### Work to complete
Leave the pictures out and transcribe every record exactly.

### Dataset records
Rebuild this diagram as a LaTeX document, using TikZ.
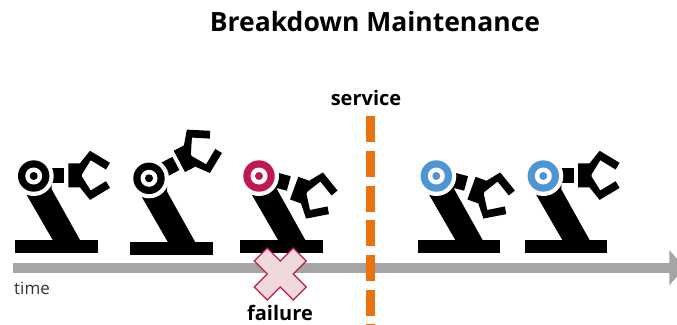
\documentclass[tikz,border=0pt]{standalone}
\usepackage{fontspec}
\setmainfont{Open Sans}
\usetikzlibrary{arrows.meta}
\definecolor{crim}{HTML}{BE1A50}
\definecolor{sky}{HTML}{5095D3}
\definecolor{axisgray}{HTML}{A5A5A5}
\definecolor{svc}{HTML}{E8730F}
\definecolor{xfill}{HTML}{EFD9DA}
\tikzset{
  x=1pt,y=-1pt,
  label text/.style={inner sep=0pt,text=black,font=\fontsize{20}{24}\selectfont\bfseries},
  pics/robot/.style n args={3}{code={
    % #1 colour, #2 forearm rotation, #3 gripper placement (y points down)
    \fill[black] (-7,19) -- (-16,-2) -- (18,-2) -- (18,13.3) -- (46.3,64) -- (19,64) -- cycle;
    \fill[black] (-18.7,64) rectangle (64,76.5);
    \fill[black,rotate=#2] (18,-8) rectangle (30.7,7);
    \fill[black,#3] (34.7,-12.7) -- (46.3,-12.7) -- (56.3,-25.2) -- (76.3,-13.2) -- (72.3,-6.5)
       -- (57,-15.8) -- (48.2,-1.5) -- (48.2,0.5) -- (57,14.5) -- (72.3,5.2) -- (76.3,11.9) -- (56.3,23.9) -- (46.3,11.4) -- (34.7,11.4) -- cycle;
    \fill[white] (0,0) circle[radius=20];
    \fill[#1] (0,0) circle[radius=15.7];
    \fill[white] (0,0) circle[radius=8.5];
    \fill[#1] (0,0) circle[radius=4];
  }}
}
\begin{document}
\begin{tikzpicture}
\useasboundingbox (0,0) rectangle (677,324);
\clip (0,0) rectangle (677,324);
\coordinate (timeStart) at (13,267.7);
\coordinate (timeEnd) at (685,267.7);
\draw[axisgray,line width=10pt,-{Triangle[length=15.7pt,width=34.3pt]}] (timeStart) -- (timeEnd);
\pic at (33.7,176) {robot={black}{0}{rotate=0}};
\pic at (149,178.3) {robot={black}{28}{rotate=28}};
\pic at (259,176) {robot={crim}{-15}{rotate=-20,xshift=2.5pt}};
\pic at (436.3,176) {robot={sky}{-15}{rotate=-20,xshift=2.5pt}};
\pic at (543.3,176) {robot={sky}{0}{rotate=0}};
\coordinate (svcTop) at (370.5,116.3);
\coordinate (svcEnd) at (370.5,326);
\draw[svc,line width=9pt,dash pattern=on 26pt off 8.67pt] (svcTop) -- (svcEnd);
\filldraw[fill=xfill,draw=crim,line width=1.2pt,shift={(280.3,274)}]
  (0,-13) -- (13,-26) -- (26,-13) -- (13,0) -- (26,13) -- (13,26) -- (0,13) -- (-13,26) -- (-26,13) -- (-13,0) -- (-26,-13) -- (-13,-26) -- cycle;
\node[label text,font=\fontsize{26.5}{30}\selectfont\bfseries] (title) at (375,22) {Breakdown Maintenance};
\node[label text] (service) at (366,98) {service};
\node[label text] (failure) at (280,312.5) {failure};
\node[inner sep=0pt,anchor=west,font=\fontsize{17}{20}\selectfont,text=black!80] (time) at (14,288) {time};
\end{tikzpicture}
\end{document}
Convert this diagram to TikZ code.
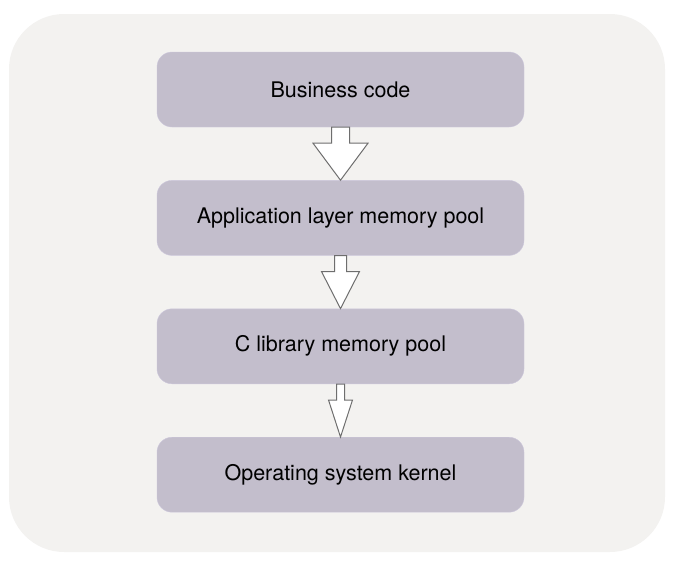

### Solution to this exercise
Rebuild this diagram as a LaTeX document, using TikZ.
\documentclass[tikz,border=0pt]{standalone}
\usepackage{fontspec}
\setmainfont{Open Sans}
\usetikzlibrary{arrows.meta}
\definecolor{crim}{HTML}{BE1A50}
\definecolor{sky}{HTML}{5095D3}
\definecolor{axisgray}{HTML}{A5A5A5}
\definecolor{svc}{HTML}{E8730F}
\definecolor{xfill}{HTML}{EFD9DA}
\tikzset{
  x=1pt,y=-1pt,
  label text/.style={inner sep=0pt,text=black,font=\fontsize{20}{24}\selectfont\bfseries},
  pics/robot/.style n args={3}{code={
    % #1 colour, #2 forearm rotation, #3 gripper placement (y points down)
    \fill[black] (-7,19) -- (-16,-2) -- (18,-2) -- (18,13.3) -- (46.3,64) -- (19,64) -- cycle;
    \fill[black] (-18.7,64) rectangle (64,76.5);
    \fill[black,rotate=#2] (18,-8) rectangle (30.7,7);
    \fill[black,#3] (34.7,-12.7) -- (46.3,-12.7) -- (56.3,-25.2) -- (76.3,-13.2) -- (72.3,-6.5)
       -- (57,-15.8) -- (48.2,-1.5) -- (48.2,0.5) -- (57,14.5) -- (72.3,5.2) -- (76.3,11.9) -- (56.3,23.9) -- (46.3,11.4) -- (34.7,11.4) -- cycle;
    \fill[white] (0,0) circle[radius=20];
    \fill[#1] (0,0) circle[radius=15.7];
    \fill[white] (0,0) circle[radius=8.5];
    \fill[#1] (0,0) circle[radius=4];
  }}
}
\begin{document}
\begin{tikzpicture}
\useasboundingbox (0,0) rectangle (677,324);
\clip (0,0) rectangle (677,324);
\coordinate (timeStart) at (13,267.7);
\coordinate (timeEnd) at (685,267.7);
\draw[axisgray,line width=10pt,-{Triangle[length=15.7pt,width=34.3pt]}] (timeStart) -- (timeEnd);
\pic at (33.7,176) {robot={black}{0}{rotate=0}};
\pic at (149,178.3) {robot={black}{28}{rotate=28}};
\pic at (259,176) {robot={crim}{-15}{rotate=-20,xshift=2.5pt}};
\pic at (436.3,176) {robot={sky}{-15}{rotate=-20,xshift=2.5pt}};
\pic at (543.3,176) {robot={sky}{0}{rotate=0}};
\coordinate (svcTop) at (370.5,116.3);
\coordinate (svcEnd) at (370.5,326);
\draw[svc,line width=9pt,dash pattern=on 26pt off 8.67pt] (svcTop) -- (svcEnd);
\filldraw[fill=xfill,draw=crim,line width=1.2pt,shift={(280.3,274)}]
  (0,-13) -- (13,-26) -- (26,-13) -- (13,0) -- (26,13) -- (13,26) -- (0,13) -- (-13,26) -- (-26,13) -- (-13,0) -- (-26,-13) -- (-13,-26) -- cycle;
\node[label text,font=\fontsize{26.5}{30}\selectfont\bfseries] (title) at (375,22) {Breakdown Maintenance};
\node[label text] (service) at (366,98) {service};
\node[label text] (failure) at (280,312.5) {failure};
\node[inner sep=0pt,anchor=west,font=\fontsize{17}{20}\selectfont,text=black!80] (time) at (14,288) {time};
\end{tikzpicture}
\end{document}
Convert this diagram to TikZ code.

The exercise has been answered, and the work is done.